# [WHAT YOU SHOULD DO]
Exactly as written, write out the lines below from the first to the one containing "yshift=-10))", inclusive. Pictures do not belong in the copy.

◆ ◆ ◆

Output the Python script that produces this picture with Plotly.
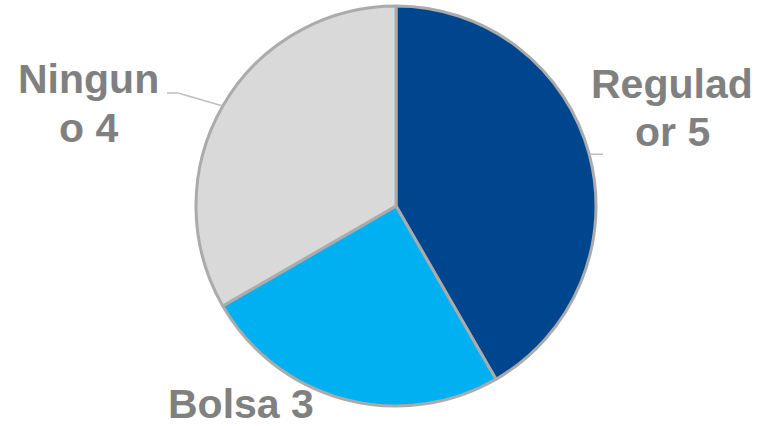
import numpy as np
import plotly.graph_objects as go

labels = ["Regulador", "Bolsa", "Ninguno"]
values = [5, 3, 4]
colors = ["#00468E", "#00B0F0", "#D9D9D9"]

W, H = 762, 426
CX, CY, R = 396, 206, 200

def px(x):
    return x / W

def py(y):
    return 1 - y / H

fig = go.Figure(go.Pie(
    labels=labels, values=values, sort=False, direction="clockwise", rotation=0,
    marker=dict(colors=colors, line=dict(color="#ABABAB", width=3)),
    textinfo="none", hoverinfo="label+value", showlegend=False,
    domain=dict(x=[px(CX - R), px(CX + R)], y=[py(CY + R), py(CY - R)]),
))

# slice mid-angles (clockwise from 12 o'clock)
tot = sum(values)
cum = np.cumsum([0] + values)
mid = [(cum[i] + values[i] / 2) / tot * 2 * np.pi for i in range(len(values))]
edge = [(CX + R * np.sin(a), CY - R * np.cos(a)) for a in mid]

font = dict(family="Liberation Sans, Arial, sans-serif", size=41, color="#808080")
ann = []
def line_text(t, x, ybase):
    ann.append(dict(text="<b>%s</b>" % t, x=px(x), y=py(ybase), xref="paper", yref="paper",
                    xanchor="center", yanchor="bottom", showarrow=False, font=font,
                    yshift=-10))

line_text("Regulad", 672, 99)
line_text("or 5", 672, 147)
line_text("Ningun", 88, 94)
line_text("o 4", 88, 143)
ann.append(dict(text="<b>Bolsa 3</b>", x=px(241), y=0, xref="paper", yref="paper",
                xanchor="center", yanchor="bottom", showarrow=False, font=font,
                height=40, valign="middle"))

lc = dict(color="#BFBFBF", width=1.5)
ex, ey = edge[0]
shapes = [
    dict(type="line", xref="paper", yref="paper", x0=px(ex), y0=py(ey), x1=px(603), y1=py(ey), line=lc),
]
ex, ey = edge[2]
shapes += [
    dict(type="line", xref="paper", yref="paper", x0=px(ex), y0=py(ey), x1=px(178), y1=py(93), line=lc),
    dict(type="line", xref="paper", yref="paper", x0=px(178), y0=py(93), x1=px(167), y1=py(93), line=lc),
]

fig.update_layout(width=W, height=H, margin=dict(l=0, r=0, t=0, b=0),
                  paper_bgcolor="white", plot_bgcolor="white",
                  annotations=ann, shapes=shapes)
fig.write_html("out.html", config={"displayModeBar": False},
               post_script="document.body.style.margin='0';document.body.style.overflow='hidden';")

◆ ◆ ◆

# [RESPONSE FOR THIS EXERCISE]
Output the Python script that produces this picture with Plotly.
import numpy as np
import plotly.graph_objects as go

labels = ["Regulador", "Bolsa", "Ninguno"]
values = [5, 3, 4]
colors = ["#00468E", "#00B0F0", "#D9D9D9"]

W, H = 762, 426
CX, CY, R = 396, 206, 200

def px(x):
    return x / W

def py(y):
    return 1 - y / H

fig = go.Figure(go.Pie(
    labels=labels, values=values, sort=False, direction="clockwise", rotation=0,
    marker=dict(colors=colors, line=dict(color="#ABABAB", width=3)),
    textinfo="none", hoverinfo="label+value", showlegend=False,
    domain=dict(x=[px(CX - R), px(CX + R)], y=[py(CY + R), py(CY - R)]),
))

# slice mid-angles (clockwise from 12 o'clock)
tot = sum(values)
cum = np.cumsum([0] + values)
mid = [(cum[i] + values[i] / 2) / tot * 2 * np.pi for i in range(len(values))]
edge = [(CX + R * np.sin(a), CY - R * np.cos(a)) for a in mid]

font = dict(family="Liberation Sans, Arial, sans-serif", size=41, color="#808080")
ann = []
def line_text(t, x, ybase):
    ann.append(dict(text="<b>%s</b>" % t, x=px(x), y=py(ybase), xref="paper", yref="paper",
                    xanchor="center", yanchor="bottom", showarrow=False, font=font,
                    yshift=-10))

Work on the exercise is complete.